Russell breathed a sigh of relief. A single salvo could hurt his force but couldn’t wipe them out. Even one follow-up wave, in the teeth of defenses weakened by the first salvo, would seriously threaten his command with annihilation.
“Third salvo in space,” Alvarado announced. “First salvoes are one hundred twenty-six seconds from impact. Bogey Delta is one hundred forty-five seconds from launch range on Chameleon.”
If everything broke right, they would never make it to that range.
A link flickered to life from Chameleon over the Q-Com link.
“We have a status change on the Marines, CAG,” Chownyk reported. “Shuttles are breaking free and beginning their return flight. We show them as clear of Delta’s firing arc until after Delta can fire on us, but watch their vectors, Rokos.”
“Understood,” Russell replied, watching the new data filter into his feed—and spotting the shift in Delta’s formation.
“Delta is splitting off a flight team to go after the shuttles,” he warned.
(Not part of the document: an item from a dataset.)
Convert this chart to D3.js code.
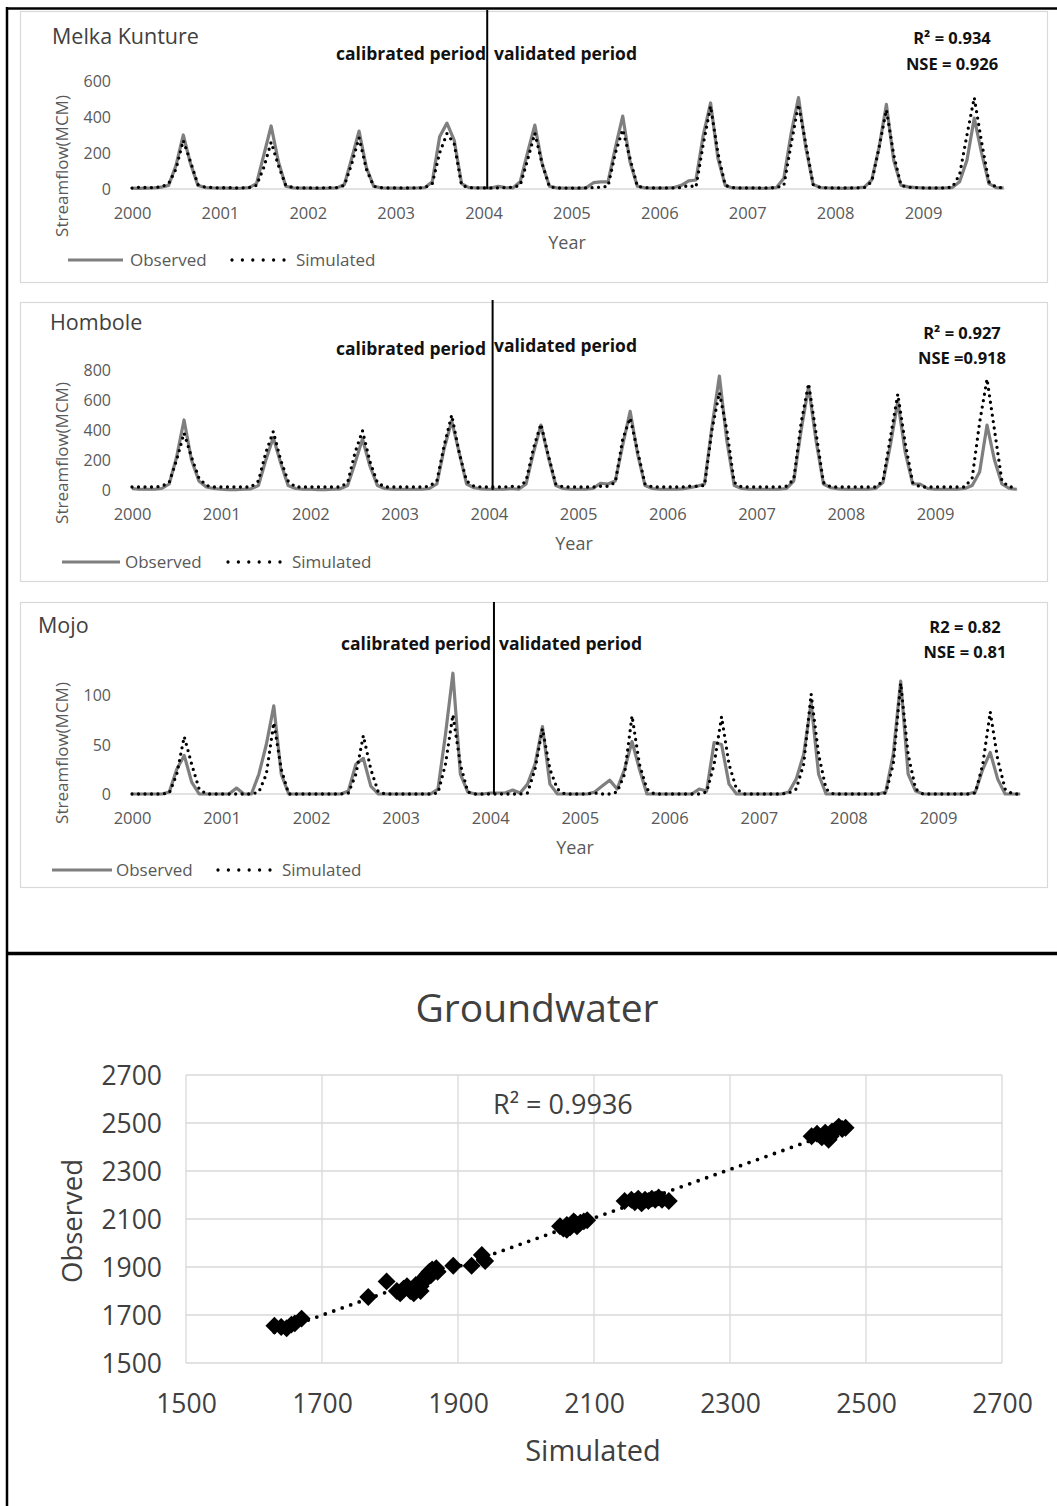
<!DOCTYPE html>
<html><head><meta charset="utf-8">
<script src="https://cdn.jsdelivr.net/npm/d3@7"></script>
<style>
html,body{margin:0;padding:0;background:#fff;}
svg{display:block;}
text{font-family:"Open Sans",sans-serif;}
</style></head>
<body>
<script>
// ---------------- DATA ----------------
const years = [2000,2001,2002,2003,2004,2005,2006,2007,2008,2009];
const calibEndMonth = 48.5; // boundary between calibration and validation (month index from Jan 2000)

const melkaObserved = [
  5,4,5,6,10,20,130,300,140,20,8,6,
  5,5,4,5,8,30,190,350,150,15,6,5,
  5,4,4,5,6,25,170,322,120,15,6,5,
  5,4,5,6,8,40,290,366,270,30,8,6,
  6,5,15,8,6,40,200,355,140,15,6,5,
  5,4,6,35,40,40,230,405,150,15,6,5,
  5,5,8,20,45,50,300,478,170,20,6,5,
  5,5,4,5,8,60,310,508,230,25,8,6,
  5,4,5,6,10,50,230,470,160,20,12,8,
  6,5,5,6,8,40,160,394,200,30,8,6];
const melkaSimulated = [
  5,10,8,8,12,30,110,270,150,25,10,8,
  6,8,6,6,8,20,120,260,130,20,8,6,
  6,6,6,8,8,20,140,285,110,15,8,6,
  6,6,6,6,8,30,200,308,250,20,8,6,
  6,6,6,8,10,20,160,310,140,12,6,5,
  5,6,6,8,10,15,200,330,170,15,8,6,
  6,6,6,8,20,10,250,460,200,20,8,6,
  6,6,6,6,8,20,250,470,250,25,8,6,
  6,6,6,6,8,40,230,440,190,20,10,8,
  6,6,6,6,10,80,300,508,260,40,10,6];

const homboleObserved = [
  10,5,5,5,10,40,220,467,200,60,20,10,
  5,3,3,5,8,30,200,350,180,30,10,5,
  5,3,3,5,8,30,180,340,160,30,10,5,
  5,5,5,5,10,40,280,460,250,40,15,8,
  5,5,5,10,5,40,250,433,220,30,10,5,
  5,5,10,45,40,60,300,525,240,30,10,5,
  5,5,8,15,25,40,420,760,330,30,10,5,
  5,5,5,5,10,60,400,690,330,40,15,8,
  5,5,5,5,10,50,300,590,250,40,40,10,
  5,5,5,5,10,30,120,433,200,40,10,5];
const homboleSimulated = [
  20,20,20,20,25,50,200,380,220,80,30,20,
  20,20,20,20,20,60,250,390,200,60,20,20,
  20,20,20,20,20,50,250,395,190,50,20,20,
  20,20,20,20,25,60,300,500,250,60,25,20,
  20,20,20,25,20,60,280,440,230,40,20,20,
  20,20,20,25,25,50,340,480,260,40,20,20,
  20,20,20,25,25,30,400,650,400,50,20,20,
  20,20,20,20,25,70,450,710,380,50,20,20,
  20,20,20,20,20,60,350,640,310,50,20,20,
  20,20,20,20,20,80,450,740,400,60,20,20];

const mojoObserved = [
  0,0,0,0,0,2,25,39,12,0,0,0,
  0,0,6,0,0,20,50,89,20,0,0,0,
  0,0,0,0,0,3,30,36,8,0,0,0,
  0,0,0,0,0,5,60,122,20,2,0,0,
  1,1,1,4,1,10,30,68,10,0,0,0,
  0,0,2,8,14,5,25,53,25,0,0,0,
  0,0,0,0,5,3,52,50,10,0,0,0,
  0,0,0,0,2,15,40,92,20,0,0,0,
  0,0,0,0,0,2,40,114,20,3,0,0,
  0,0,0,0,0,2,25,42,15,0,0,0];
const mojoSimulated = [
  0,0,0,0,0,1,20,58,30,5,0,0,
  0,0,0,0,0,2,20,72,25,0,0,0,
  0,0,0,0,0,1,20,59,25,2,0,0,
  0,0,0,0,0,1,30,80,30,2,0,0,
  0,0,0,0,0,1,25,66,25,5,0,0,
  0,0,1,0,0,2,20,79,30,5,0,0,
  0,0,0,0,0,2,30,78,30,5,0,0,
  0,0,0,0,1,5,30,101,40,5,0,0,
  0,0,0,0,0,1,30,112,40,5,0,0,
  0,0,0,0,0,1,30,83,35,5,0,0];

const melkaTicks = [0,200,400,600];
const homboleTicks = [0,200,400,600,800];
const mojoTicks = [0,50,100];

const gwSimulated = [1630,1640,1648,1655,1660,1670,1768,1795,
  1810,1815,1820,1825,1830,1835,1838,1840,1845,1845,1848,1850,1852,1855,1858,1860,1862,1865,1868,1870,
  1893,1920,1935,1940,
  2050,2055,2060,2060,2065,2068,2070,2072,2075,2080,2085,2090,
  2145,2155,2160,2165,2170,2175,2180,2185,2190,2195,2200,2210,
  2420,2428,2435,2440,2445,2448,2450,2455,2460,2465,2470];
const gwObserved = [1655,1650,1645,1660,1665,1685,1775,1840,
  1800,1790,1810,1820,1800,1790,1825,1810,1820,1800,1835,1850,1860,1870,1880,1865,1890,1885,1895,1880,
  1905,1905,1950,1925,
  2070,2060,2075,2055,2065,2080,2090,2085,2070,2085,2090,2095,
  2175,2180,2170,2185,2165,2180,2175,2185,2180,2190,2180,2175,
  2445,2455,2440,2460,2430,2445,2465,2470,2485,2475,2480];
const gwTicks = [1500,1700,1900,2100,2300,2500,2700];

// ---------------- DRAW ----------------
const W = 1057, H = 1506;
const svg = d3.select("body").append("svg").attr("width", W).attr("height", H);

// outer frames
svg.append("line").attr("x1",7).attr("x2",1060).attr("y1",8.5).attr("y2",8.5).attr("stroke","#000").attr("stroke-width",2.5);
svg.append("line").attr("x1",7).attr("x2",7).attr("y1",7).attr("y2",1506).attr("stroke","#000").attr("stroke-width",2.5);
svg.append("line").attr("x1",7).attr("x2",1060).attr("y1",953.5).attr("y2",953.5).attr("stroke","#000").attr("stroke-width",3.5);

const panels = [
  {name:"Melka Kunture", obs:melkaObserved, sim:melkaSimulated, ticks:melkaTicks, ymax:600,
   box:[20,11,1047,282], x0:132, x9:923, y0:189, yTop:81, vTop:10,
   title:[52,44], calib:[486,60], valid:[494,60], stats:["R\u00B2 = 0.934","NSE = 0.926"], statX:952, statY:[44,70],
   ylab:[62,166], xlabY:219, yearPos:[567,249], leg:[68,123,130,232,285,296,260]},
  {name:"Hombole", obs:homboleObserved, sim:homboleSimulated, ticks:homboleTicks, ymax:800,
   box:[20,302,1047,581], x0:132, x9:935, y0:490, yTop:370, vTop:300,
   title:[50,330], calib:[486,355], valid:[494,352], stats:["R\u00B2 = 0.927","NSE =0.918"], statX:962, statY:[339,364],
   ylab:[62,453], xlabY:520, yearPos:[574,550], leg:[62,120,125,228,282,292,562]},
  {name:"Mojo", obs:mojoObserved, sim:mojoSimulated, ticks:mojoTicks, ymax:100,
   box:[20,602,1047,887], x0:132, x9:938, y0:794, yTop:695, vTop:602,
   title:[38,633], calib:[491,650], valid:[499,650], stats:["R2 = 0.82","NSE = 0.81"], statX:965, statY:[633,658],
   ylab:[62,753], xlabY:824, yearPos:[575,854], leg:[52,112,116,218,272,282,870]}
];

panels.forEach(p => {
  const g = svg.append("g");
  g.append("rect").attr("x",p.box[0]+0.5).attr("y",p.box[1]+0.5)
    .attr("width",p.box[2]-p.box[0]).attr("height",p.box[3]-p.box[1])
    .attr("fill","none").attr("stroke","#d9d9d9").attr("stroke-width",1.2);

  const x = d3.scaleLinear().domain([0,108]).range([p.x0,p.x9]);
  const y = d3.scaleLinear().domain([0,p.ymax]).range([p.y0,p.yTop]);
  const n = p.obs.length;

  // baseline axis
  g.append("line").attr("x1",x(0)).attr("x2",x(n-1)+1).attr("y1",y(0)).attr("y2",y(0))
    .attr("stroke","#d9d9d9").attr("stroke-width",1.5);

  // y ticks
  const ya = d3.axisLeft(y).tickValues(p.ticks).tickSize(0).tickPadding(0);
  const yg = g.append("g").attr("transform",`translate(${111},0)`).call(ya);
  yg.select(".domain").remove();
  yg.selectAll("text").attr("font-family","'Open Sans',sans-serif").attr("font-size",16).attr("fill","#595959").attr("dy","0.35em");

  // x ticks
  const xa = d3.axisBottom(x).tickValues(years.map(v=>(v-2000)*12)).tickFormat(v=>years[v/12]).tickSize(0).tickPadding(0);
  const xg = g.append("g").attr("transform",`translate(0,${p.xlabY})`).call(xa);
  xg.select(".domain").remove();
  xg.selectAll("text").attr("font-family","'Open Sans',sans-serif").attr("font-size",16.5).attr("fill","#595959").attr("dy","0");

  const line = d3.line().x((d,i)=>x(i)).y(d=>y(d));
  g.append("path").datum(p.obs).attr("d",line).attr("fill","none")
    .attr("stroke","#7f7f7f").attr("stroke-width",3.2).attr("stroke-linejoin","round");
  g.append("path").datum(p.sim).attr("d",line).attr("fill","none")
    .attr("stroke","#000").attr("stroke-width",3.3).attr("stroke-linecap","round").attr("stroke-dasharray","0,6.5");

  // vertical split line
  g.append("line").attr("x1",x(calibEndMonth)).attr("x2",x(calibEndMonth)).attr("y1",p.vTop).attr("y2",y(0))
    .attr("stroke","#000").attr("stroke-width",2);

  g.append("text").attr("x",p.title[0]).attr("y",p.title[1]).text(p.name)
    .attr("font-size",21.5).attr("fill","#404040");
  g.append("text").attr("x",p.calib[0]).attr("y",p.calib[1]).attr("text-anchor","end").text("calibrated period")
    .attr("font-family","Lato,sans-serif").attr("font-weight","bold").attr("font-size",17.5).attr("fill","#111");
  g.append("text").attr("x",p.valid[0]).attr("y",p.valid[1]).text("validated period")
    .attr("font-family","Lato,sans-serif").attr("font-weight","bold").attr("font-size",17.5).attr("fill","#111");
  p.stats.forEach((s,i)=>{
    g.append("text").attr("x",p.statX).attr("y",p.statY[i]).attr("text-anchor","middle").text(s)
      .attr("font-family","Lato,sans-serif").attr("font-weight","bold").attr("font-size",16.5).attr("fill","#111");
  });
  g.append("text").attr("transform",`translate(${p.ylab[0]+6},${p.ylab[1]}) rotate(-90)`).attr("text-anchor","middle")
    .text("Streamflow(MCM)").attr("font-size",17).attr("fill","#595959");
  g.append("text").attr("x",p.yearPos[0]).attr("y",p.yearPos[1]).attr("text-anchor","middle").text("Year")
    .attr("font-size",18).attr("fill","#595959");
  // legend
  const L = p.leg;
  g.append("line").attr("x1",L[0]).attr("x2",L[1]).attr("y1",L[6]).attr("y2",L[6]).attr("stroke","#7f7f7f").attr("stroke-width",3.2);
  g.append("text").attr("x",L[2]).attr("y",L[6]+6).text("Observed").attr("font-size",17).attr("fill","#595959");
  g.append("line").attr("x1",L[3]).attr("x2",L[4]).attr("y1",L[6]).attr("y2",L[6]).attr("stroke","#000")
    .attr("stroke-width",3.3).attr("stroke-linecap","round").attr("stroke-dasharray","0,10.4");
  g.append("text").attr("x",L[5]).attr("y",L[6]+6).text("Simulated").attr("font-size",17).attr("fill","#595959");
});

// ---------------- Groundwater scatter ----------------
const sg = svg.append("g");
const sx = d3.scaleLinear().domain([1500,2700]).range([186,1002]);
const sy = d3.scaleLinear().domain([1500,2700]).range([1363,1075]);

gwTicks.forEach(t=>{
  sg.append("line").attr("x1",sx(t)).attr("x2",sx(t)).attr("y1",sy(1500)).attr("y2",sy(2700)).attr("stroke","#d9d9d9").attr("stroke-width",1.3);
  sg.append("line").attr("y1",sy(t)).attr("y2",sy(t)).attr("x1",sx(1500)).attr("x2",sx(2700)).attr("stroke","#d9d9d9").attr("stroke-width",1.3);
});
const sya = d3.axisLeft(sy).tickValues(gwTicks).tickSize(0).tickPadding(0).tickFormat(d3.format("d"));
const syg = sg.append("g").attr("transform","translate(162,0)").call(sya);
syg.select(".domain").remove();
syg.selectAll("text").attr("font-family","'Open Sans',sans-serif").attr("font-size",26.5).attr("fill","#404040").attr("dy","0.35em");
const sxa = d3.axisBottom(sx).tickValues(gwTicks).tickSize(0).tickPadding(0).tickFormat(d3.format("d"));
const sxg = sg.append("g").attr("transform","translate(0,1413)").call(sxa);
sxg.select(".domain").remove();
sxg.selectAll("text").attr("font-family","'Open Sans',sans-serif").attr("font-size",26.5).attr("fill","#404040").attr("dy","0");

// linear trendline from the data
const pts = gwSimulated.map((v,i)=>[v,gwObserved[i]]);
const mx = d3.mean(pts,d=>d[0]), my = d3.mean(pts,d=>d[1]);
const slope = d3.sum(pts,d=>(d[0]-mx)*(d[1]-my))/d3.sum(pts,d=>(d[0]-mx)*(d[0]-mx));
const icpt = my - slope*mx;
const xmin = d3.min(gwSimulated), xmax = d3.max(gwSimulated);
sg.append("line").attr("x1",sx(xmin)).attr("y1",sy(icpt+slope*xmin)).attr("x2",sx(xmax)).attr("y2",sy(icpt+slope*xmax))
  .attr("stroke","#000").attr("stroke-width",3.8).attr("stroke-linecap","round").attr("stroke-dasharray","0,9");

const sym = d3.symbol().type(d3.symbolSquare).size(160);
sg.selectAll("path.pt").data(pts).enter().append("path").attr("class","pt")
  .attr("d",sym).attr("transform",d=>`translate(${sx(d[0])},${sy(d[1])}) rotate(45)`).attr("fill","#000");

sg.append("text").attr("x",537).attr("y",1022).attr("text-anchor","middle").text("Groundwater")
  .attr("font-size",39).attr("fill","#404040");
sg.append("text").attr("x",493).attr("y",1114).text("R\u00B2 = 0.9936").attr("font-size",27).attr("fill","#404040");
sg.append("text").attr("transform","translate(82,1221) rotate(-90)").attr("text-anchor","middle").text("Observed")
  .attr("font-size",27.5).attr("fill","#404040");
sg.append("text").attr("x",593).attr("y",1461).attr("text-anchor","middle").text("Simulated")
  .attr("font-size",29).attr("fill","#404040");
</script>
</body></html>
“Do we redesignate as primary targets?” Alvarado asked.
“No,” Russell replied. “We can’t.”
If his missiles took out the starfighters aiming for the shuttles, that was a win. If he took them out but failed to take out the ones firing at Chameleon, that was an instant loss.
“Churchill,” he pinged Alpha Squadron’s commander. “Watch that breakaway flight team. You should be able to put a salvo on them before they can range on the shuttles.”
He considered for a long moment. “Equal priority to defending Chameleon,” he said softly. “The Marines deserve that much.”
“Wilco,” Churchill replied. “I won’t mind if you make all of this irrelevant, boss.
Killing them all would be real handy.”
“I’ll see what I can do!” Russell replied, shaking his head. The counters ticked down inside his implants, and time was running out.
Waves of jamming flashed out from groups of starfighters, trying to confuse and overwhelm the relatively simple minds of the small missiles. Russell led his people into the swirling, spiraling mess of a “formation” mastered long before by his veteran pilots, one that made the ECM even more effective by crossing courses and engine streams to confuse the targeting sensors again.
Then the lasers reached out and Russell activated his lance, sweeping the weapon across chunks of space and firing pulses of antimatter through space at the incoming missiles.
Both missile salvos were lit up in space now by the fiery sparks of gigaton explosions as the leading weapons came apart under the fire. Every second saw a dozen missiles die—and the survivors draw closer, flying faster and faster toward their prey.
Russell could feel the inexperience of the gunners and engineers running his defenses—and was prayerfully grateful he’d left most of the new pilots with Churchill. They danced around the jammers, the decoys and the chaff, a swarm of deception and overwhelming radiation that was almost enough.
Almost.
The last explosions tore through his formation, each marking the final resting place of another trio of his people.
The Terrans had sent a hundred and twenty missiles at twenty-five starfighters and killed nine of his ships. A painful toll, one Russell knew he was going to feel later, but one that still left him with sixteen ships’ worth of people to shepherd home.
The Terrans were more familiar with their ships. All of their engineers and gunners were fully linked in. They were facing fewer missiles each—only a hundred missiles against forty starfighters. They had every advantage over Russell’s people…except the hard-forged experience of the veterans that still made up two thirds of his crew.
They only lost eight ships to his nine, but that was more than they should have. Russell’s second wave crashed down on them with their squadron networks fragmented, their brothers bloodied for the first time in battle.